There’s a Fundamental Flaw in Mental Health Care in Canada

0
559

Mad in Canada launched on June 1st. We’re just over a month old. Reflection on the mission we share with Mad in America and the other MIA global affiliates was a regular occurrence for me before our launch. It’s been a daily experience since then. I think about why we exist, why there is a need for us to exist. I think about why mental health care in Canada needs the knowledge mobilization that is provided by Mad in America and now Mad in Canada. Sharing some of these reflections felt timely as Mad in Canada moves into its second month.

The majority of publicly funded mental health organizations in Canada operate according to the perspective that mental illnesses are discreet and discernable conditions, many of which require medical intervention to be remedied. This narrative underpins most of what is happening in mental health services, mental health promotion campaigns, the media, and dinner table conversations across the country.

The development of this biomedical narrative is a process that began several centuries ago. Professional interest in disorder focused mental health started to gain real traction during the first half of the 20th century. Coincidence enabled assumption when primitive associations were made in response to observations of behaviours that were judged to be abnormal, and how those behaviours changed when psychoactive agents were introduced. Over time, those assumptions and what they were thought to indicate about the brain became a theory. Several decades, and many billions of dollars later, that theory – that mental illnesses are rooted in brain pathology – has never been proven. Much of the research used to support the disorder focused approach has been questionable at best, and too often riddled with conflicts of interest, questionable study design, and strategic reporting of data. Yet somehow, this narrative remains firmly entrenched as the dominant mental health discourse in Canada, and many other nations.

Dainius Pūras, former United Nations Special Rapporteur, says change needs to happen on many levels, including medical education. When will this change start to happen, in a meaningful way? Why are students in medicine, nursing, and other health professions, still being taught the “neuromythology” that is the biomedical model of mental distress?

There was a time when it was reasonable to extend forgiveness to health care professionals, agencies, funders, and policymakers, for their commitment to the biomedical narrative, and the potential for this dedicated allegiance to impact their practice. It could be said that awareness of what science shows, and perhaps more importantly what science does not show, regarding the etiology of mental illness was still relatively young, and that access to current knowledge wasn’t common yet. According to the Canadian Institutes of Health Research, the knowledge to practice gap (K2PG) in health care in Canada is said to average about 17 years. The K2PG in mental health care seems to be at least 20 years. Simply stated, this means knowledge that is being used to guide the provision of care, the allocation of funds, and the development of policies, in much of the publicly funded mental health care system in Canada reached its best-before date long ago. Most people wouldn’t purchase 20-year-old technology when they went to buy a new computer, yet somehow it continues to be standard and acceptable practice to use old knowledge to guide much of what goes on in mental health care.

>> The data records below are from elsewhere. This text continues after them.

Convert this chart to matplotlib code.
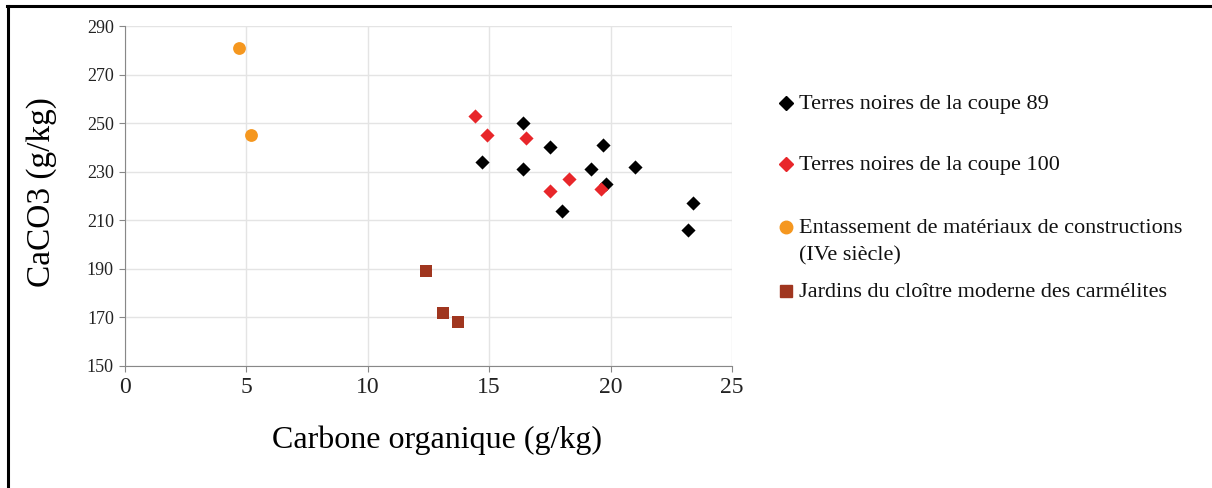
import matplotlib
matplotlib.use("Agg")
import matplotlib.pyplot as plt
from matplotlib.lines import Line2D

plt.rcParams['font.family'] = ['Liberation Serif', 'DejaVu Serif']

# Terres noires de la coupe 89
c89_x = [16.4, 14.7, 16.4, 17.5, 19.7, 19.2, 19.8, 21.0, 18.0, 23.4, 23.2]
c89_y = [250, 234, 231, 240, 241, 231, 225, 232, 214, 217, 206]
# Terres noires de la coupe 100
c100_x = [14.4, 14.9, 16.5, 18.3, 17.5, 19.6]
c100_y = [253, 245, 244, 227, 222, 223]
# Entassement de materiaux (IVe siecle)
ent_x = [4.7, 5.2]
ent_y = [281, 245]
# Jardins du cloitre
jar_x = [12.4, 13.1, 13.7]
jar_y = [189, 172, 168]

labels = ["Terres noires de la coupe 89",
          "Terres noires de la coupe 100",
          "Entassement de matériaux de constructions\n(IVe siècle)",
          "Jardins du cloître moderne des carmélites"]
colors = ["#000000", "#E8262A", "#F5971F", "#A0361F"]
markers = ['D', 'D', 'o', 's']

W, H = 1212, 488
fig = plt.figure(figsize=(W / 100, H / 100), dpi=100)
ax = fig.add_axes([125 / W, 1 - 366 / H, 607 / W, 340 / H])

ax.scatter(c89_x, c89_y, marker='D', s=52, color=colors[0], zorder=3, linewidths=0)
ax.scatter(c100_x, c100_y, marker='D', s=52, color=colors[1], zorder=3, linewidths=0)
ax.scatter(ent_x, ent_y, marker='o', s=85, color=colors[2], zorder=3, linewidths=0)
ax.scatter(jar_x, jar_y, marker='s', s=75, color=colors[3], zorder=3, linewidths=0)

ax.set_xlim(0, 25)
ax.set_ylim(150, 290)
ax.set_xticks(range(0, 26, 5))
ax.set_yticks(range(150, 291, 20))
ax.grid(True, color='#e4e4e4', linewidth=1)
ax.set_axisbelow(True)
for s in ['top', 'right']:
    ax.spines[s].set_visible(False)
for s in ['left', 'bottom']:
    ax.spines[s].set_color('#888888')
ax.tick_params(axis='both', colors='#888888', length=4)
ax.tick_params(axis='y', labelsize=13, labelcolor='#222222', pad=4)
ax.tick_params(axis='x', labelsize=17, labelcolor='#222222', pad=4)

ax.set_xlabel("Carbone organique (g/kg)", fontsize=23)
ax.set_ylabel("CaCO3 (g/kg)", fontsize=24)
ax.xaxis.set_label_coords(0.514, -0.175)
ax.yaxis.set_label_coords(-0.112, 0.513)

# legend drawn by hand so the orange marker sits on the first line
baselines = [[109], [170], [233, 260], [297]]
for lab, col, mk, bl in zip(labels, colors, markers, baselines):
    ms = {'D': 7, 'o': 9, 's': 8.5}[mk]
    fig.add_artist(Line2D([786 / W], [1 - (bl[0] - 6.5) / H], marker=mk,
                          color=col, markersize=ms, linestyle=''))
    for line, b in zip(lab.split('\n'), bl):
        fig.text(799 / W, 1 - b / H, line, fontsize=16, va='baseline',
                 ha='left', color='#111111')

# outer frame (top and left edges visible)
fig.add_artist(Line2D([7 / W, 1], [1 - 6 / H, 1 - 6 / H], color='black', linewidth=2.2))
fig.add_artist(Line2D([8 / W, 8 / W], [0, 1 - 6 / H], color='black', linewidth=2.2))

fig.savefig("out.png", dpi=100)
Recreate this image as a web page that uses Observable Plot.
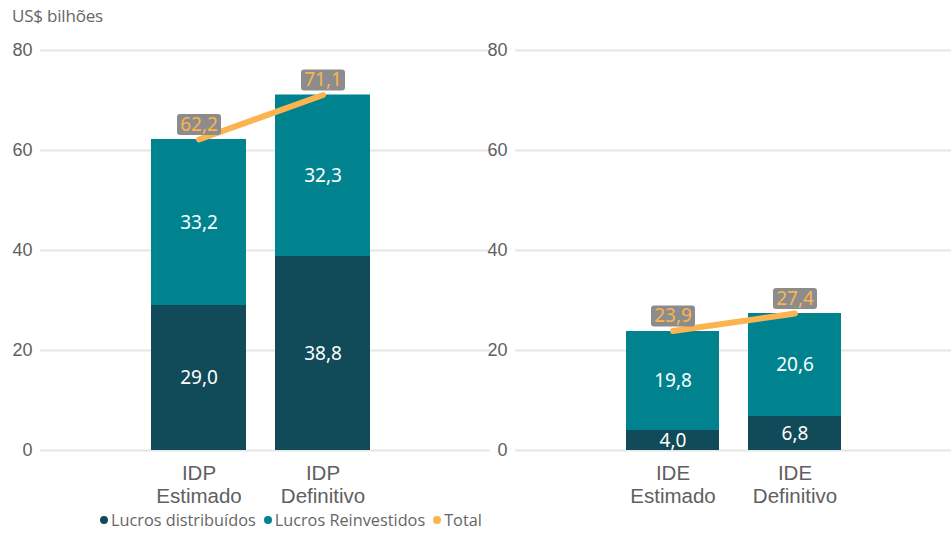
<!DOCTYPE html>
<html>
<head>
<meta charset="utf-8">
<script src="https://cdn.jsdelivr.net/npm/d3@7"></script>
<script src="https://cdn.jsdelivr.net/npm/@observablehq/plot@0.6"></script>
<style>
  html, body { margin: 0; padding: 0; background: #fff; }
  #wrap { position: relative; width: 951px; height: 535px; overflow: hidden; }
  #title { position: absolute; left: 12px; top: 4px; font: 17px "Open Sans", sans-serif; color: #666; letter-spacing: -0.2px; }
  #left { position: absolute; left: 0; top: 30px; }
  #right { position: absolute; left: 490px; top: 30px; }
  #legend { position: absolute; left: 100px; top: 509px; font: 16.3px "Open Sans", sans-serif; color: #666; display: flex; gap: 8px; align-items: center; }
  #legend .item { display: flex; align-items: center; gap: 3px; }
  #legend .dot { width: 8px; height: 8px; border-radius: 50%; display: inline-block; }
  svg { overflow: visible; }
</style>
</head>
<body>
<div id="wrap">
  <div id="title">US$ bilhões</div>
  <div id="left"></div>
  <div id="right"></div>
  <div id="legend"></div>
</div>
<script>
// ---- Data ----
const categories = ["IDP Estimado", "IDP Definitivo", "IDE Estimado", "IDE Definitivo"];
const panels = ["IDP", "IDP", "IDE", "IDE"];
const lucrosDistribuidos = [29.0, 38.8, 4.0, 6.8];
const lucrosReinvestidos = [33.2, 32.3, 19.8, 20.6];
const totals = [62.2, 71.1, 23.9, 27.4];
const seriesNames = ["Lucros distribuídos", "Lucros Reinvestidos", "Total"];
const seriesColors = ["#114a58", "#00838f", "#fbb44f"];
const yTicks = [0, 20, 40, 60, 80];

// ---- Derived tables ----
const fmt = v => d3.format(".1f")(v).replace(".", ",");
const rows = [];
categories.forEach((c, i) => {
  rows.push({cat: c, panel: panels[i], series: seriesNames[0], value: lucrosDistribuidos[i], mid: lucrosDistribuidos[i] / 2});
  rows.push({cat: c, panel: panels[i], series: seriesNames[1], value: lucrosReinvestidos[i], mid: lucrosDistribuidos[i] + lucrosReinvestidos[i] / 2});
});
const totalRows = categories.map((c, i) => ({cat: c, panel: panels[i], total: totals[i]}));

// rounded label box symbol
const labelBox = {
  draw(ctx) {
    const w = 44, h = 21, r = 3, x = -w / 2, y = -h / 2;
    ctx.moveTo(x + r, y);
    ctx.lineTo(x + w - r, y);
    ctx.arcTo(x + w, y, x + w, y + r, r);
    ctx.lineTo(x + w, y + h - r);
    ctx.arcTo(x + w, y + h, x + w - r, y + h, r);
    ctx.lineTo(x + r, y + h);
    ctx.arcTo(x, y + h, x, y + h - r, r);
    ctx.lineTo(x, y + r);
    ctx.arcTo(x, y, x + r, y, r);
    ctx.closePath();
  }
};

function makePanel(p, width, marginLeft, range) {
  const cats = categories.filter((c, i) => panels[i] === p);
  const r = rows.filter(d => d.panel === p);
  const t = totalRows.filter(d => d.panel === p);
  return Plot.plot({
    width, height: 480,
    marginLeft, marginRight: 0, marginTop: 20, marginBottom: 60,
    style: {fontFamily: "'Liberation Sans', Arial, sans-serif", background: "transparent", overflow: "visible"},
    x: {domain: cats, range, paddingInner: 0.234, paddingOuter: 0},
    y: {domain: [0, 80]},
    color: {domain: seriesNames, range: seriesColors},
    marks: [
      Plot.gridY(yTicks, {stroke: "#e6e6e6", strokeOpacity: 1, strokeWidth: 2}),
      Plot.axisY(yTicks, {tickSize: 0, tickPadding: 8, fontSize: 18, fill: "#606060", label: null}),
      Plot.axisX({tickSize: 0, tickPadding: 13, fontSize: 20.5, fill: "#606060", lineHeight: 1.12, label: null,
                  tickFormat: d => d.replace(" ", "\n")}),
      Plot.barY(r, Plot.stackY({x: "cat", y: "value", fill: "series", order: seriesNames})),
      Plot.text(r, {x: "cat", y: "mid", text: d => fmt(d.value), fill: "white", fontSize: 19,
                    fontFamily: "'Noto Sans', 'Open Sans', sans-serif", letterSpacing: "-0.8px"}),
      Plot.line(t, {x: "cat", y: "total", stroke: seriesColors[2], strokeWidth: 6, strokeLinecap: "round"}),
      Plot.dot(t, {x: "cat", y: "total", dy: -15, symbol: labelBox, r: 10, fill: "#8c8c8c", stroke: "none"}),
      Plot.text(t, {x: "cat", y: "total", dy: -15, text: d => fmt(d.total), fill: seriesColors[2], fontSize: 19,
                    fontFamily: "'Noto Sans', 'Open Sans', sans-serif", letterSpacing: "-0.8px"})
    ]
  });
}

document.getElementById("left").appendChild(makePanel("IDP", 490, 40, [151, 370]));
document.getElementById("right").appendChild(makePanel("IDE", 461, 25, [135, 352]));

// legend
const legend = document.getElementById("legend");
seriesNames.forEach((s, i) => {
  const item = document.createElement("span");
  item.className = "item";
  const dot = document.createElement("span");
  dot.className = "dot";
  dot.style.background = seriesColors[i];
  const lab = document.createElement("span");
  lab.textContent = s;
  item.appendChild(dot);
  item.appendChild(lab);
  legend.appendChild(item);
});
</script>
</body>
</html>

A growing collection of widely accessible, substantive science that convincingly argues against the biomedical narrative, and instead supports a humane, rights-based explanation of, and response to, states of emotional distress, has made it increasingly challenging to accept lack of knowledge as an excuse. It’s much more difficult to be charitable when someone who should know better says they were unaware that there is no such thing as a chemical imbalance, or that emotional distress is not the result of a disordered brain. The effects of the K2PG and the slow-to-no progress of knowledge mobilization that are so pervasive in mental health care in Canada are no longer viable as reasons (or excuses) for perpetuating the biomedical narrative, and the impact this continues to have on millions of Canadians.

So why does this biomedical perspective still have such a stronghold in Canada? Is it fear? Lack of funding? Collusion of professional, political and corporate agendas? Is it because there are no viable alternatives?

There are viable alternatives that can be used to explain and respond to mild, moderate and extreme states of emotional distress. A number of options are in use in several places in the world. Robert Whitaker, President of Mad in America, summarizes several of these in his recently published article on the World Health Organization’s call for radical change in global mental health.

Perhaps the reason why the biomedical narrative continues to drive most of what happens in publicly funded mental health care in Canada is not as complicated as one might think. Maybe the explanation for the glacially slow pace of progress with the K2PG in our mental health system is quite simple. As time marches on, and there seems to be a refusal to replace the biomedical discourse with a more progressive and effective narrative, we’re left to wonder if willful ignorance is the reason.

Millions of Canadians are still being told their sadness, their fears, their visions, voices and sensory experiences, are indications of disorder in their brains and evidence of the need for medical intervention to put these right, even though this approach has never been supported by reliable science.